Mon retour fut retardé par l’absence du médecin anglais que je voulais consulter. Il me fallut courir après lui de maison en maison chez une dizaine de ses cliens. Je l’amenai enfin au chevet de Théobald. Le malade dormait d’un sommeil agité. Le docteur lui tâta le pouls, griffonna une ordonnance et partit en hochant la tête.

— Je reviendrai tantôt, dit-il, je crains une fièvre cérébrale ; mais il se peut que je me trompe.

Le soir, il m’annonça qu’il ne s’était pas trompé. A. dater de ce moment, je ne quittai guère Théobald. Sa maladie, si elle fut pénible à voir, fut heureusement fort courte. Il délira jusqu’à sa dernière heure. Les étranges paroles de regret, d’aspiration, d’extase ou de terreur que lui inspiraient les tableaux qu’il croyait voir, ont laissé dans mon esprit une impression durable. Cela ressemblait à une page arrachée à quelque tragédie antique.

Huit jours plus tard, on l’enterrait dans le petit cimetière protestant qui se trouve sur la route de Fiésole. Malgré l’isolement volontaire où le défunt avait vécu pendant de longues années, une demi-douzaine de ses compatriotes suivirent le convoi, — entre autres Mme Coventry, que je rencontrai après la cérémonie.

— Eh bien ! me demanda-t-elle, la fameuse madone, l’avez-vous vue ?

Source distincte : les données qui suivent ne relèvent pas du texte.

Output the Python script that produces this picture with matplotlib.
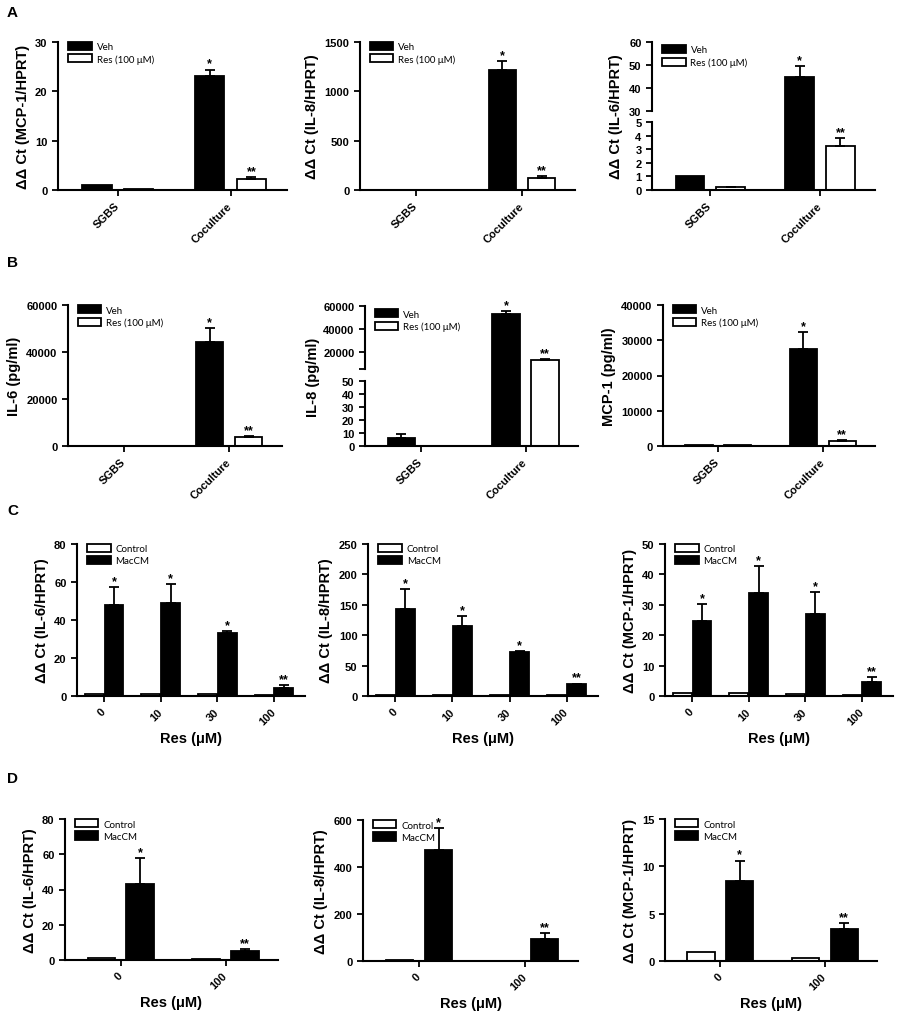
import matplotlib
matplotlib.use("Agg")
import matplotlib.pyplot as plt
from matplotlib.transforms import Bbox, TransformedBbox
import numpy as np

plt.rcParams['font.family'] = ['Liberation Sans', 'DejaVu Sans']
plt.rcParams['font.weight'] = 'bold'
plt.rcParams['axes.labelweight'] = 'bold'

# ---- data ----
groups_ab = ["SGBS", "Coculture"]
doses_c = ["0", "10", "30", "100"]
doses_d = ["0", "100"]

# A: qPCR, SGBS vs coculture
a_mcp1_veh, a_mcp1_veh_err = [1.0, 23.2], [0, 1.2]
a_mcp1_res, a_mcp1_res_err = [0.2, 2.3], [0, 0.35]
a_il8_veh, a_il8_veh_err = [1.0, 1215], [0, 95]
a_il8_res, a_il8_res_err = [0.4, 122], [0, 18]
a_il6_veh, a_il6_veh_err = [1.0, 44.6], [0, 4.8]
a_il6_res, a_il6_res_err = [0.2, 3.2], [0.05, 0.6]

# B: secreted protein (pg/ml)
b_il6_veh, b_il6_veh_err = [150, 44300], [0, 6000]
b_il6_res, b_il6_res_err = [60, 3800], [0, 300]
b_il8_veh, b_il8_veh_err = [6, 52800], [3, 2800]
b_il8_res, b_il8_res_err = [0.3, 13000], [0, 800]
b_mcp1_veh, b_mcp1_veh_err = [350, 27400], [0, 4800]
b_mcp1_res, b_mcp1_res_err = [150, 1450], [0, 250]

# C: dose response
c_il6_ctrl = [0.9, 1.0, 0.8, 0.6]
c_il6_mac, c_il6_mac_err = [47.8, 49.2, 33.0, 4.4], [9.7, 9.7, 1.0, 1.4]
c_il8_ctrl = [1.0, 1.0, 1.0, 1.0]
c_il8_mac, c_il8_mac_err = [143, 115, 72, 19], [33, 17, 2, 1.5]
c_mcp1_ctrl = [0.9, 1.0, 0.5, 0.3]
c_mcp1_mac, c_mcp1_mac_err = [24.7, 33.8, 26.9, 4.6], [5.5, 8.8, 7.2, 1.7]

# D: 0 vs 100 uM
d_il6_ctrl = [1.0, 0.5]
d_il6_mac, d_il6_mac_err = [43.0, 5.1], [15.0, 1.2]
d_il8_ctrl = [3, 2]
d_il8_mac, d_il8_mac_err = [472, 92], [92, 28]
d_mcp1_ctrl = [1.0, 0.3]
d_mcp1_mac, d_mcp1_mac_err = [8.5, 3.37], [2.1, 0.6]

stars_ab = ["", "*"], ["", "**"]
stars_c = ["*", "*", "*", "**"]
stars_d = ["*", "**"]

W, H = 900, 1012
fig = plt.figure(figsize=(W / 100, H / 100), dpi=100)


def ax_at(l, r, t, b):
    return fig.add_axes([l / W, 1 - b / H, (r - l) / W, (b - t) / H])


def style(ax, bottom=True):
    ax.spines['top'].set_visible(False)
    ax.spines['right'].set_visible(False)
    ax.spines['left'].set_linewidth(1.5)
    ax.spines['bottom'].set_linewidth(1.5)
    ax.spines['bottom'].set_visible(bottom)
    ax.tick_params(direction='out', length=4, width=1.3, labelsize=8)
    if not bottom:
        ax.tick_params(axis='x', bottom=False, labelbottom=False)


def bars(ax, xs, vals, errs, color, label, stars=None, width=0.26):
    bc = ax.bar(xs, vals, width, color=color, edgecolor='black', linewidth=1.3,
                label=label, zorder=2)
    xs = np.asarray(xs, dtype=float)
    vals = np.asarray(vals, dtype=float)
    errs = np.asarray(errs, dtype=float)
    m = errs > 0
    if m.any():
        ax.errorbar(xs[m], vals[m], yerr=[np.zeros(m.sum()), errs[m]], fmt='none',
                    ecolor='black', elinewidth=1.3, capsize=3.5, capthick=1.3, zorder=3)
    if stars:
        for x, v, e, s in zip(xs, vals, errs, stars):
            if s:
                ax.annotate(s, (x, v + e), xytext=(0, 0), textcoords='offset points',
                            ha='center', va='bottom', fontsize=9, fontweight='bold')
    return bc


def legend(ax):
    ax.legend(loc='upper left', bbox_to_anchor=(0.02, 1.04), frameon=False,
              prop={'family': 'Lato', 'weight': 'normal', 'size': 7},
              handlelength=2.4, handleheight=0.9, labelspacing=0.3,
              handletextpad=0.5, borderaxespad=0.2)


def xcats(ax, labels, xlim):
    ax.set_xticks(range(len(labels)))
    ax.set_xticklabels(labels, rotation=45, ha='right', va='center',
                       rotation_mode='anchor', fontsize=8.5)
    ax.tick_params(axis='x', pad=6)
    ax.set_xlim(*xlim)


def ab_panel(ax, veh, veh_err, res, res_err, ylabel, yticks):
    x = np.arange(len(groups_ab))
    bars(ax, x - 0.185, veh, veh_err, 'black', 'Veh', stars_ab[0])
    bars(ax, x + 0.185, res, res_err, 'white', 'Res (100 μM)', stars_ab[1])
    ax.set_ylim(yticks[0], yticks[-1])
    ax.set_yticks(yticks)
    xcats(ax, groups_ab, (-0.53, 1.5))
    ax.set_ylabel(ylabel, fontsize=10.5)
    style(ax)
    legend(ax)


def broken_panel(box_up, box_low, veh, veh_err, res, res_err, ylabel,
                 yt_up, ylim_up, yt_low, ylabel_dx):
    ax_up = ax_at(*box_up)
    ax_low = ax_at(*box_low)
    x = np.arange(len(groups_ab))
    for ax in (ax_up, ax_low):
        bars(ax, x - 0.185, veh, veh_err, 'black', 'Veh', stars_ab[0])
        bars(ax, x + 0.185, res, res_err, 'white', 'Res (100 μM)', stars_ab[1])
        ax.set_xlim(-0.53, 1.5)
    # let the lower bars run through the gap so they look continuous
    gap = (box_low[2] - box_up[3]) / (box_low[3] - box_low[2])
    clip = TransformedBbox(Bbox([[0, 0], [1, 1 + gap]]), ax_low.transAxes)
    for cont in ax_low.containers:
        if hasattr(cont, 'patches'):
            for p in cont.patches:
                p.set_clip_box(clip)
    ax_up.set_ylim(*ylim_up)
    ax_up.set_yticks(yt_up[0], yt_up[1])
    ax_low.set_ylim(yt_low[0], yt_low[-1])
    ax_low.set_yticks(yt_low)
    xcats(ax_low, groups_ab, (-0.53, 1.5))
    style(ax_up, bottom=False)
    style(ax_low)
    legend(ax_up)
    ax_low.set_ylabel(ylabel, fontsize=10.5)
    hl = box_low[3] - box_low[2]
    mid = (box_low[3] - (box_up[2] + box_low[3]) / 2) / hl
    ax_low.yaxis.set_label_coords(-ylabel_dx / (box_low[1] - box_low[0]), mid)


def cd_panel(ax, labels, ctrl, mac, mac_err, stars, ylabel, yticks, xlim, width, off):
    x = np.arange(len(labels))
    bars(ax, x - off, ctrl, np.zeros(len(ctrl)), 'white', 'Control', None, width)
    bars(ax, x + off, mac, mac_err, 'black', 'MacCM', stars, width)
    ax.set_ylim(yticks[0], yticks[-1])
    ax.set_yticks(yticks)
    xcats(ax, labels, xlim)
    ax.set_ylabel(ylabel, fontsize=10.5)
    ax.set_xlabel('Res (μM)', fontsize=10.5, labelpad=3)
    style(ax)
    legend(ax)


# ---- row A ----
ab_panel(ax_at(58, 287, 43, 191), a_mcp1_veh, a_mcp1_veh_err, a_mcp1_res, a_mcp1_res_err,
         'ΔΔ Ct (MCP-1/HPRT)', [0, 10, 20, 30])
ab_panel(ax_at(360, 575, 43, 191), a_il8_veh, a_il8_veh_err, a_il8_res, a_il8_res_err,
         'ΔΔ Ct (IL-8/HPRT)', [0, 500, 1000, 1500])
broken_panel((652, 875, 43, 112), (652, 875, 123, 191), a_il6_veh, a_il6_veh_err,
             a_il6_res, a_il6_res_err, 'ΔΔ Ct (IL-6/HPRT)',
             ([30, 40, 50, 60], ['30', '40', '50', '60']), (30, 60), [0, 1, 2, 3, 4, 5], 29)

# ---- row B ----
ab_panel(ax_at(68, 282, 306, 447), b_il6_veh, b_il6_veh_err, b_il6_res, b_il6_res_err,
         'IL-6 (pg/ml)', [0, 20000, 40000, 60000])
broken_panel((365, 578, 307, 370), (365, 578, 382, 447), b_il8_veh, b_il8_veh_err,
             b_il8_res, b_il8_res_err, 'IL-8 (pg/ml)',
             ([5000, 20000, 40000, 60000], ['', '20000', '40000', '60000']), (5000, 60000),
             [0, 10, 20, 30, 40, 50], 45)
ab_panel(ax_at(663, 875, 306, 447), b_mcp1_veh, b_mcp1_veh_err, b_mcp1_res, b_mcp1_res_err,
         'MCP-1 (pg/ml)', [0, 10000, 20000, 30000, 40000])

# ---- row C ----
cxl = (-0.48, 3.55)
cd_panel(ax_at(77, 305, 545, 697), doses_c, c_il6_ctrl, c_il6_mac, c_il6_mac_err, stars_c,
         'ΔΔ Ct (IL-6/HPRT)', [0, 20, 40, 60, 80], cxl, 0.33, 0.175)
cd_panel(ax_at(368, 598, 545, 697), doses_c, c_il8_ctrl, c_il8_mac, c_il8_mac_err, stars_c,
         'ΔΔ Ct (IL-8/HPRT)', [0, 50, 100, 150, 200, 250], cxl, 0.33, 0.175)
cd_panel(ax_at(665, 893, 545, 697), doses_c, c_mcp1_ctrl, c_mcp1_mac, c_mcp1_mac_err, stars_c,
         'ΔΔ Ct (MCP-1/HPRT)', [0, 10, 20, 30, 40, 50], cxl, 0.33, 0.175)

# ---- row D ----
dxl = (-0.53, 1.5)
cd_panel(ax_at(65, 278, 820, 961), doses_d, d_il6_ctrl, d_il6_mac, d_il6_mac_err, stars_d,
         'ΔΔ Ct (IL-6/HPRT)', [0, 20, 40, 60, 80], dxl, 0.26, 0.185)
cd_panel(ax_at(363, 578, 821, 962), doses_d, d_il8_ctrl, d_il8_mac, d_il8_mac_err, stars_d,
         'ΔΔ Ct (IL-8/HPRT)', [0, 200, 400, 600], dxl, 0.26, 0.185)
cd_panel(ax_at(665, 877, 820, 962), doses_d, d_mcp1_ctrl, d_mcp1_mac, d_mcp1_mac_err, stars_d,
         'ΔΔ Ct (MCP-1/HPRT)', [0, 5, 10, 15], dxl, 0.26, 0.185)

# panel letters
for letter, ypx in [('A', 13), ('B', 263), ('C', 511), ('D', 779)]:
    fig.text(7 / W, 1 - ypx / H, letter, fontsize=11, fontweight='bold', va='center')

fig.savefig('out.png', dpi=100)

— Je l’ai vue, répliquai-je. Elle est à moi, — il me l’a léguée. Et je m’éloignai avec une brusquerie qui, je l’avoue, manquait d’urbanité. J’avais hâte de quitter Florence ; l’ombre du pauvre Théobald semblait planer sur la ville et l’assombrir. Mes malles étaient déjà faites et je comptais partir le soir même. En attendant, afin de dissiper ma tristesse, je me mis à me promener à travers les rues. Le hasard me conduisit devant San-Lorenzo. Me rappelant une phrase de Théobald à propos du premier essai de Michel— Ange, j’entrai dans l’église et je me trouvai tout à coup en face d’une femme qui se levait après avoir terminé sa prière. Le châle noir, qui formait autour de sa tête une draperie pittoresque, encadrait le visage de la madone de l’avenir. Elle s’arrêta en me reconnaissant. Ses yeux brillaient, son ample poitrine se soulevait d’une façon qui présageait des reproches. Mon air attristé apaisa sans doute son ressentiment, car elle m’adressa la parole d’un ton dont une sorte de résignation maussade tempérait l’amertume.